Just as well, then, that the hotel is very good at masking any shortcomings with sheer charm. As we head down for breakfast the following morning – fresh fruit and yoghurt for Mrs Smith, cheese-oozing croque monsieur for me – the adorable, velvet-clad concierge asks us if we’d like to book an hour or two in the private pool downstairs. ‘Oh, I’d love to,’ says Mrs Smith regretfully. ‘But I haven’t brought anything to wear.’ The concierge smiles. ‘But madame,’ she says conspiratorially, ‘the pool is private. You don’t need to wear anything.’

That’s not a suggestion you’d hear in many British hotels, but it fits perfectly with the slightly racy ambience of this Left Bank lovely.

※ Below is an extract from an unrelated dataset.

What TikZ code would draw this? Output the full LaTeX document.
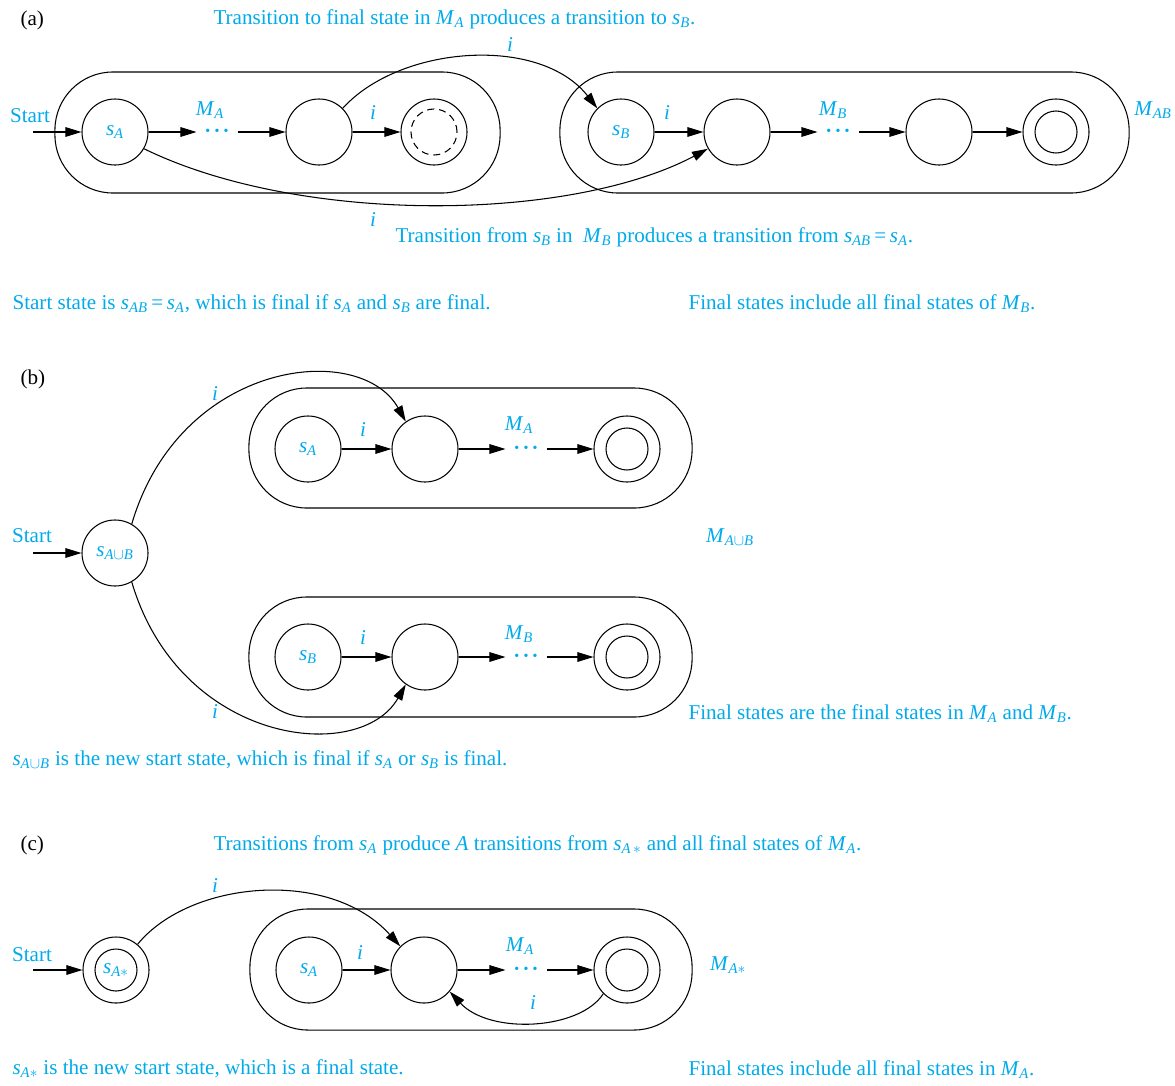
\documentclass[tikz,border=0pt]{standalone}
\usepackage{fontspec}
\setmainfont{Liberation Serif}
\usepackage{tikz}
\usetikzlibrary{arrows.meta}
\definecolor{autoCyan}{RGB}{0,170,235}
\newcommand{\itsub}[2]{\textit{#1}\textsubscript{\textit{#2}}}
\newcommand{\chaindots}{{\fontsize{10}{10}\selectfont •\kern3pt•\kern3pt•}}

\begin{document}
\begin{tikzpicture}[x=0.025cm, y=-0.025cm, line width=0.75pt,
  >={Triangle[length=0.4cm,width=0.24cm]},
  every node/.style={font=\fontsize{15}{18}\selectfont},
  stnode/.style={draw, circle, minimum size=1.65cm, inner sep=0pt, text=autoCyan},
  machine/.style={draw, rounded corners=1.45cm, minimum height=3.025cm, inner sep=0pt},
  lbl/.style={text=autoCyan, inner sep=0pt},
  note/.style={text=autoCyan, inner sep=0pt, anchor=base west},
  dotnode/.style={text=autoCyan, inner sep=0pt, minimum width=1cm}]
  \useasboundingbox (0,0) rectangle (1175,1085);

  % (a) concatenation
  \node[anchor=base west, inner sep=0pt] (capA) at (20,25) {(a)};
  \node[note] (topA) at (213,24) {Transition to final state in \itsub{M}{A} produces a transition to \itsub{s}{B}.};
  \node[machine, minimum width=11.125cm] (boxA) at (277.5,132.5) {};
  \node[machine, minimum width=14.225cm] (boxB) at (844.5,132.5) {};
  % states of M_A
  \node[stnode] (sA) at (115,132) {\itsub{s}{A}};
  \node[dotnode] (dA) at (217,132) {\chaindots};
  \node[stnode] (a2) at (319,132) {};
  \node[stnode] (fA) at (434,132) {};
  \draw[dash pattern=on 5pt off 3.5pt] (fA.center) circle[radius=0.575cm];
  % states of M_B
  \node[stnode] (sB) at (621,132) {\itsub{s}{B}};
  \node[stnode] (b2) at (737,132) {};
  \node[dotnode] (dB) at (838,132) {\chaindots};
  \node[stnode] (b3) at (939,132) {};
  \node[stnode] (fB) at (1056,132) {};
  \draw (fB.center) circle[radius=0.525cm];
  % labels
  \node[lbl] (startA) at (30,116) {Start};
  \node[lbl] (mA) at (210,110) {\itsub{M}{A}};
  \node[lbl] (iA) at (373,113) {\textit{i}};
  \node[lbl] (iTop) at (510,45) {\textit{i}};
  \node[lbl] (iBot) at (373,220) {\textit{i}};
  \node[lbl] (iB) at (667,113) {\textit{i}};
  \node[lbl] (mB) at (833,110) {\itsub{M}{B}};
  \node[lbl] (mAB) at (1153,110) {\itsub{M}{AB}};
  \node[note] (botA) at (395,242) {Transition from \itsub{s}{B} in\enspace\itsub{M}{B} produces a transition from \itsub{s}{AB}\,=\,\itsub{s}{A}.};
  \node[note] (startNote) at (12,309) {Start state is \itsub{s}{AB}\,=\,\itsub{s}{A}, which is final if \itsub{s}{A} and \itsub{s}{B} are final.};
  \node[note] (finalNote) at (688,309) {Final states include all final states of \itsub{M}{B}.};
  % arrows
  \coordinate (inA) at (33,132);
  \draw[->] (inA) -- (sA);
  \draw[->] (sA) -- (dA);
  \draw[->] (dA) -- (a2);
  \draw[->] (a2) -- (fA);
  \draw[->] (sB) -- (b2);
  \draw[->] (b2) -- (dB);
  \draw[->] (dB) -- (b3);
  \draw[->] (b3) -- (fB);
  \draw[->] (a2.45) .. controls (400,45) and (540,35) .. (sB.135);
  \draw[->] (sA.-30) .. controls (300,225) and (570,222) .. (b2.-150);

  % (b) union
  \node[anchor=base west, inner sep=0pt] (capB) at (20,384) {(b)};
  \node[machine, minimum width=11.075cm, minimum height=3cm] (boxU) at (470.5,448) {};
  \node[machine, minimum width=11.075cm, minimum height=3cm] (boxL) at (470.5,657) {};
  \node[stnode] (sU) at (115,553) {\textit{s}\textsubscript{\textit{A}$\cup$\textit{B}}};
  % upper machine
  \node[stnode] (uA1) at (308,449) {\itsub{s}{A}};
  \node[stnode] (uA2) at (425,449) {};
  \node[dotnode] (uAd) at (526,449) {\chaindots};
  \node[stnode] (uAf) at (627,449) {};
  \draw (uAf.center) circle[radius=0.525cm];
  % lower machine
  \node[stnode] (uB1) at (308,657) {\itsub{s}{B}};
  \node[stnode] (uB2) at (425,657) {};
  \node[dotnode] (uBd) at (526,657) {\chaindots};
  \node[stnode] (uBf) at (627,657) {};
  \draw (uBf.center) circle[radius=0.525cm];
  % labels
  \node[lbl] (startB) at (32,536) {Start};
  \node[lbl] (iUp) at (215,394) {\textit{i}};
  \node[lbl] (iDown) at (215,712) {\textit{i}};
  \node[lbl] (mUA) at (519,425) {\itsub{M}{A}};
  \node[lbl] (iUA) at (363,430) {\textit{i}};
  \node[lbl] (mUB) at (519,634) {\itsub{M}{B}};
  \node[lbl] (iUB) at (363,638) {\textit{i}};
  \node[lbl] (mU) at (730,537) {\textit{M}\textsubscript{\textit{A}$\cup$\textit{B}}};
  \node[note] (finalU) at (688,719) {Final states are the final states in \itsub{M}{A} and \itsub{M}{B}.};
  \node[note] (startU) at (12,765) {\textit{s}\textsubscript{\textit{A}$\cup$\textit{B}} is the new start state, which is final if \itsub{s}{A} or \itsub{s}{B} is final.};
  % arrows
  \coordinate (inB) at (33,553);
  \draw[->] (inB) -- (sU);
  \draw[->] (uA1) -- (uA2);
  \draw[->] (uA2) -- (uAd);
  \draw[->] (uAd) -- (uAf);
  \draw[->] (uB1) -- (uB2);
  \draw[->] (uB2) -- (uBd);
  \draw[->] (uBd) -- (uBf);
  \draw[->] (sU.60) .. controls (180,360) and (360,340) .. (uA2.125);
  \draw[->] (sU.-60) .. controls (180,745) and (360,765) .. (uB2.-125);

  % (c) closure
  \node[anchor=base west, inner sep=0pt] (capC) at (20,850) {(c)};
  \node[note] (topC) at (213,850) {Transitions from \itsub{s}{A} produce \textit{A} transitions from \textit{s}\textsubscript{\textit{A}\,$\ast$} and all final states of \itsub{M}{A}.};
  \node[stnode] (sS) at (116,970) {\textit{s}\textsubscript{\textit{A}$\ast$}};
  \draw (sS.center) circle[radius=0.525cm];
  \node[machine, minimum width=11.05cm] (boxC) at (471,969.5) {};
  \node[stnode] (c1) at (309,970) {\itsub{s}{A}};
  \node[stnode] (c2) at (424,970) {};
  \node[dotnode] (cd) at (526,970) {\chaindots};
  \node[stnode] (cf) at (627,970) {};
  \draw (cf.center) circle[radius=0.525cm];
  % labels
  \node[lbl] (startC) at (32,955) {Start};
  \node[lbl] (iS) at (215,886) {\textit{i}};
  \node[lbl] (mCA) at (520,946) {\itsub{M}{A}};
  \node[lbl] (iC) at (360,953) {\textit{i}};
  \node[lbl] (mS) at (728,965) {\textit{M}\textsubscript{\textit{A}$\ast$}};
  \node[lbl] (iBack) at (533,1002) {\textit{i}};
  \node[note] (startS) at (12,1074) {\textit{s}\textsubscript{\textit{A}$\ast$} is the new start state, which is a final state.};
  \node[note] (finalS) at (688,1075) {Final states include all final states in \itsub{M}{A}.};
  % arrows
  \coordinate (inC) at (33,970);
  \draw[->] (inC) -- (sS);
  \draw[->] (c1) -- (c2);
  \draw[->] (c2) -- (cd);
  \draw[->] (cd) -- (cf);
  \draw[->] (sS.50) .. controls (190,880) and (330,868) .. (c2.135);
  \draw[->] (cf.-135) .. controls (580,1030) and (490,1035) .. (c2.-40);
\end{tikzpicture}
\end{document}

So – after a wonderful couple of hours spent wandering the lane-like streets of the Marais, browsing boutiques and indulging my new-found love of mid-morning coffee and cognac – we make our way back to the rue des Beaux Arts for our swim sans vetements.

From the cylindrical hotel atrium, which corkscrews up towards the Parisian sky, we descend a spiral staircase towards the basement hammam, passing mosaics of tiny gold tiles as we go. The pool itself is ridiculously beautiful. With its heavy velvet curtains, terracotta floors and rough-stone columns, it looks like the bathing pool from Spartacus – the one in which Laurence Olivier informs Tony Curtis that he’s going to be his ‘body slave’ – and its Roman feel seems an appropriate extension of all the opulence upstairs.

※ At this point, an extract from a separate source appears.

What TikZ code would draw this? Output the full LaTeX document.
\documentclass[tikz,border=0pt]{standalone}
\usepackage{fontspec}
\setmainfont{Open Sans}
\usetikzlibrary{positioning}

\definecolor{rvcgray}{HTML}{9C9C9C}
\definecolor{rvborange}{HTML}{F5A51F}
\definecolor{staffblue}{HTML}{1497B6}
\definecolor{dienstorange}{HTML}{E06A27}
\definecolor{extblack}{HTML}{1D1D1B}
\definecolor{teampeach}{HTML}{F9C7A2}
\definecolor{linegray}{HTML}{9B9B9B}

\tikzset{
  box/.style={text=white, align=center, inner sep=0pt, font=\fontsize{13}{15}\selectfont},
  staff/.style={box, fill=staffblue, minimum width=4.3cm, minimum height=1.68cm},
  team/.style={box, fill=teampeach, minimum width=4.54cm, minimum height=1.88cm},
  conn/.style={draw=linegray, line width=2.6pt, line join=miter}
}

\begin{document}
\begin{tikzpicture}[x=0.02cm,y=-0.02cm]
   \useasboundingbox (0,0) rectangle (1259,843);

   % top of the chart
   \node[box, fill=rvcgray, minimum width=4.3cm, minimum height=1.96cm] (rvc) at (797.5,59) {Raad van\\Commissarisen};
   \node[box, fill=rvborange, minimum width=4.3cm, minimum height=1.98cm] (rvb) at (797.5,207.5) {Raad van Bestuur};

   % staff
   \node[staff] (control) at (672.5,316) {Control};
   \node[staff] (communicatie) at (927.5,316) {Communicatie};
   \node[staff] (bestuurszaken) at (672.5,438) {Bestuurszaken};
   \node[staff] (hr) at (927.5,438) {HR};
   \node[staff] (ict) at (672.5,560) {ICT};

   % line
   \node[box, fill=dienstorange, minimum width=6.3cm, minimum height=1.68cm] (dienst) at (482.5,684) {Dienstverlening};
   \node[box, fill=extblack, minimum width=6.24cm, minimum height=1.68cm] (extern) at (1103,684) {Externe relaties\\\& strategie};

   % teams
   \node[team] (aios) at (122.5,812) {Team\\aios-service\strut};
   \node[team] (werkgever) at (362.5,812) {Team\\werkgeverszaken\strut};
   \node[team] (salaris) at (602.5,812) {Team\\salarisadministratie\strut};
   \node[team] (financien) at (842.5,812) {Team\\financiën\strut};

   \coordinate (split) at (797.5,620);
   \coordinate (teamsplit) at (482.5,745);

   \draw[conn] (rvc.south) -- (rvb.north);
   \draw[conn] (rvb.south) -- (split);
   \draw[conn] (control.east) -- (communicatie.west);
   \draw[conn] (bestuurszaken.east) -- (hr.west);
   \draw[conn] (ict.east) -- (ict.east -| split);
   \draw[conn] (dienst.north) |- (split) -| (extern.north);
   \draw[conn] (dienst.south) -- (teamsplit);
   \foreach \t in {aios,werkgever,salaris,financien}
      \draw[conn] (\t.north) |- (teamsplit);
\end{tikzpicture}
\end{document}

As we float in the deliciously warm water, Mrs Smith lying back on me as steam plays havoc with her shoulder-length hair, I realise we haven’t said a word to each other for the past five minutes. We are beyond relaxed, and seem to have moved to a state usually only experienced by Trappist monks and opium eaters. Everything about L’Hôtel, from the twinkles of gilt at every head-turn to the rich crimsons, purples and pinks in each room and, of course, the tranquil subterranean pool, is a blissful reminder of a glorious and more colourful age. Hang the expense. Anyone who lives within their means, as Oscar Wilde once said, suffers from a lack of imagination.

The Guestbook

Whenever you book a stay at a Smith Hotel with us, we’ll invite you to review it when you get back. Read what other Smith members had to say in L'Hôtel’s Guestbook below.

We loved

The staff who were not intrusive but very warm, welcoming and accommodating. Nothing was too much trouble. Le Restaurant was outstanding in every way. We also loved the tranquillity of the private terrace off the Oscar Wilde Suite. The local galleries, Les Deux Magots cafe, easy walk to the Louvre, Notre Dame etc.

Don’t expect

A large cooked English breakfast!


Stayed on 16 May 2017

We loved

The subterranean pool is something special and the barman made the best gin martini I have ever had in Paris.

Don’t expect

Large rooms! They are diddy but perfectly formed.


Stayed on 11 Feb 2017

We loved

The history - Oscar Wilde lived and indeed died there after leaving prison. The sumptuous rooms are arranged around a circular atrium. The fabulous bar decked out in opulent velvet, where we enjoyed great cocktails on Mr & Mrs Smith! The hammam steam room and pool which can be booked at reception for private use.

Don’t expect

Modern rooms. To bring the kids


Stayed on 2 Sep 2016

We loved

The old-world French opulence. Les Deux Margots is very close and top people watching spot

Don’t expect

A swanky brand new hotel!


Stayed on 28 Jul 2016

We loved

Great staff and quirky room. We were in the Chinese style, wonderful restaurant. Good position close to Louvre. For a gourmet experience we ate one night at the Le Meurice at the Alain Ducasse. Expensive but a wonderful experience

Don’t expect

A pristine hotel, shabby chic? On hindsight maybe a little expensive


Stayed on 14 Apr 2016

We loved

The owners and staff - so friendly and helpful. The food - incredible. The chef is a genius! The pool gardens - a beautiful haven of tranquility. The hotel buildings style - gorgeous, intriguing.

Don’t expect

To be able to resist its charms. It's a truly lovely place run by talented caring people.


Stayed on 8 Apr 2016

We loved

The uniqueness of the room and decor, the very comfy bed, the Hammam pool, very friendly staff, and quiet but convenient location.

Don’t expect

Anything resembling an American chain hotel – that's what's so wonderful about it!